Thursday, May 22, 2008

A Year of Healing!!

Brad and I were talking last night about what an incredible year we have had. It is pretty emotional for us to look back and see the miracle that God has done in my life. About a year ago, I had a real breaking point. I had lost our 4th baby in October. We had been trying to conceive for over a year when we found out we were pregnant. Then sadly we lost the baby at 3 months. I was exhausted, and emotionally done. Although we longed for a big family, I was sick of not being "in the moment" and always thinking of "when we get pregnant...." or "when we have a baby..." I was done. I could not imagine trying anymore and could not imagine I could survive losing another baby.
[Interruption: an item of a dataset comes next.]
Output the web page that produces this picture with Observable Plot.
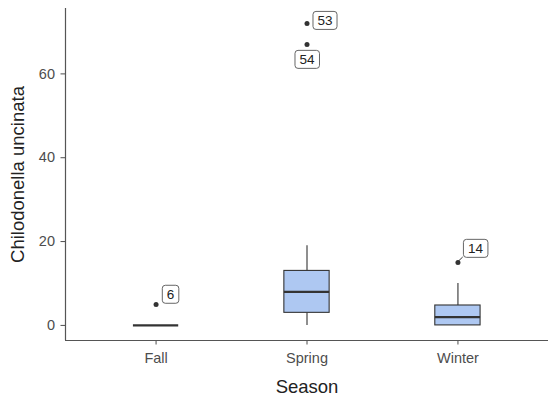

Well as you all know God had another plan. Isabella. If God has a plan for you life, you can get pregnant when you are trying not to. The pregnancy was super hard for me. I was terrified and angry and felt I could not trust myself to connect with this little baby. Thus the breaking point.
I knew I was not well. I had no idea what I needed to do. I was like a ball of pain just walking around, ready to fall apart at any moment. I started counseling with a Christian woman and it seemed to help but only for the crisis. Brad encouraged me to see a friend of his that was a counselor but I resisted. Then I went to our church's woman's Day Retreat. That's when I really lost it. I was blessed with several ladies that just sit and listened to me and then prayed and prayed and prayed over me. I finally confessed that I was so angry with God. It is hard when there is no one to blame for your pain. I did not want to blame God, I believe God is good and He does not do evil. But when you believe in an all powerful God, you believe He could stop things like this from happening but in this case He did not. I did not know what to do with that. I was in a position that I needed to believe and I did not know what I could believe so I started to separate myself from God and build a wall around my heart. It was awful.

Sometimes you do not even fully realize the extent of your pain and the depth of your sadness. You get used to it. It is familiar and even comfortable. Only now that it is gone do I realize what a heavy burden that was to carry around.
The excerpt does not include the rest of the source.